Click on the master VM will lead you to the management blade of the node. Click the “Public IP addresses” will should the management blade of IP addresses. The DNS name in the essential block is the address you can use to SSH into the VM. Note that you can click the copy button on the right hand of the IP address.

You should be able to login with the specified admin username and password. Do a “srun -N3 hostname” to validate that you do have 3 nodes in the cluster!

Change the deployment

If you are not satisfied with the default deployment option, fork the repo and hack your way through it! After you fork the code, you won’t be able to deployment it from the webpage from Azure.com. Instead, visit the following link to kick off the deployment.

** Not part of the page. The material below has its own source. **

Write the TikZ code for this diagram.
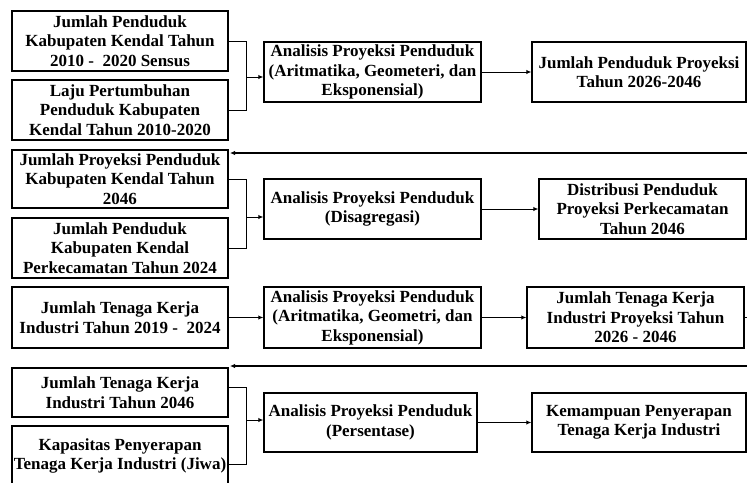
\documentclass[tikz,border=0pt]{standalone}
\usepackage{fontspec}
\setmainfont{Liberation Serif}
\usetikzlibrary{arrows.meta}
\begin{document}
\begin{tikzpicture}[x=1pt,y=-1pt,
  box/.style={draw, line width=1.4pt, rectangle, align=center, inner sep=0pt,
    font=\bfseries\fontsize{17}{19.5}\selectfont},
  conn/.style={line width=1pt},
  arr/.style={line width=1pt, -{Latex[length=5pt,width=4.5pt]}},
  fb/.style={line width=1.4pt, -{Latex[length=5pt,width=4.5pt]}},
]
\useasboundingbox (0,0) rectangle (747,482);
% Row 1
\node[box, minimum width=216pt, minimum height=60pt] (a1) at (120,41)
  {Jumlah Penduduk\\Kabupaten Kendal Tahun\\2010 -\ \ 2020 Sensus};
\node[box, minimum width=216pt, minimum height=60pt] (a2) at (120,110)
  {Laju Pertumbuhan\\Penduduk Kabupaten\\Kendal Tahun 2010-2020};
\node[box, minimum width=217pt, minimum height=60pt] (b1) at (372.5,72)
  {Analisis Proyeksi Penduduk\\(Aritmatika, Geometeri, dan\\Eksponensial)};
\node[box, minimum width=214pt, minimum height=60pt] (c1) at (639,72)
  {Jumlah Penduduk Proyeksi\\Tahun 2026-2046};
\coordinate (ja) at (246,77);
\draw[conn] (a1.east) -| (ja);
\draw[conn] (a2.east) -| (ja);
\draw[arr] (ja) -- (ja -| b1.west);
\draw[arr] (b1.east) -- (c1.west);
\coordinate (r1) at (747,153);
\coordinate (t1) at (230,153);
\draw[fb] (r1) -- (t1);
% Row 2
\node[box, minimum width=216pt, minimum height=58pt] (d1) at (120,179)
  {Jumlah Proyeksi Penduduk\\Kabupaten Kendal Tahun\\2046};
\node[box, minimum width=216pt, minimum height=60pt] (d2) at (120,248)
  {Jumlah Penduduk\\Kabupaten Kendal\\Perkecamatan Tahun 2024};
\node[box, minimum width=217pt, minimum height=60pt] (e1) at (372.5,209)
  {Analisis Proyeksi Penduduk\\(Disagregasi)};
\node[box, minimum width=207pt, minimum height=60pt] (f1) at (642.5,209)
  {Distribusi Penduduk\\Proyeksi Perkecamatan\\Tahun 2046};
\coordinate (jd) at (246,217);
\draw[conn] (d1.east) -| (jd);
\draw[conn] (d2.east) -| (jd);
\draw[arr] (jd) -- (jd -| e1.west);
\draw[arr] (e1.east) -- (f1.west);
% Row 3
\node[box, minimum width=216pt, minimum height=61pt] (g1) at (120,317.5)
  {Jumlah Tenaga Kerja\\Industri Tahun 2019 -\ \ 2024};
\node[box, minimum width=217pt, minimum height=61pt] (h1) at (372.5,317.5)
  {Analisis Proyeksi Penduduk\\(Aritmatika, Geometri, dan\\Eksponensial)};
\node[box, minimum width=217pt, minimum height=61pt] (i1) at (635.5,317.5)
  {Jumlah Tenaga Kerja\\Industri Proyeksi Tahun\\2026 - 2046};
\draw[arr] (g1.east) -- (h1.west);
\draw[arr] (h1.east) -- (i1.west);
\coordinate (r3) at (747,317.5);
\draw[conn] (i1.east) -- (r3);
\coordinate (r2) at (747,366);
\coordinate (t2) at (230,366);
\draw[fb] (r2) -- (t2);
% Row 4
\node[box, minimum width=216pt, minimum height=49pt] (j1) at (120,392.5)
  {Jumlah Tenaga Kerja\\Industri Tahun 2046};
\node[box, minimum width=216pt, minimum height=60pt] (j2) at (120,456)
  {Kapasitas Penyerapan\\Tenaga Kerja Industri (Jiwa)};
\node[box, minimum width=213pt, minimum height=59pt] (k1) at (370.5,422.5)
  {Analisis Proyeksi Penduduk\\(Persentase)};
\node[box, minimum width=214pt, minimum height=59pt] (l1) at (639,422.5)
  {Kemampuan Penyerapan\\Tenaga Kerja Industri};
\coordinate (jj) at (246,420);
\draw[conn] ([yshift=5pt]j1.east) -| (jj);
\draw[conn] ([yshift=-8pt]j2.east) -| (jj);
\draw[arr] (jj) -- (jj -| k1.west);
\draw[arr] (k1.east) -- (l1.west);
\end{tikzpicture}
\end{document}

https://portal.azure.com/#create/Microsoft.Template/uri/https%3A%2F%2Fraw.githubusercontent.com%2F [REPLACE_YOUR_GITHUB_ACCOUNT_HERE] %2Fazure-quickstart-templates%2Fmaster%2Fslurm%2Fazuredeploy.json

The deployment template will always refer to the shell script from the official repo. So if you want to change the shell script or slurm.conf, update the “templateBaseUrl” parameter (see https://github.com/Azure/azure-quickstart-templates/blob/master/slurm/azuredeploy.json#L90).

Future Work Items

  • Fix the script installation failure
  • Disable password based logon on VM
  • NIS/NFS support for /home sharing
  • Enable (some) MPI support

Feedback

If you like the script or have further requirements, post it on github (https://github.com/Azure/azure-quickstart-templates/issues) or you can post on this blog too.

Comments

  • Anonymous
    September 26, 2015
    Thank you for this useful template!

    Question: how would you go about stopping and restarting the entire cluster so that you don't pay for it when it is not being used?
  • Anonymous
    September 26, 2015
    @Safek You need to start/stop all VMs in the resource group. A sample PSH script can be found here -https://gallery.technet.microsoft.com/scriptcenter/Stop-All-VMs-in-Specified-40c8531e. Basically, it goes through all the VMs in the specified resource group and stop them. You can translate it to Azure xplat cli with the same logic.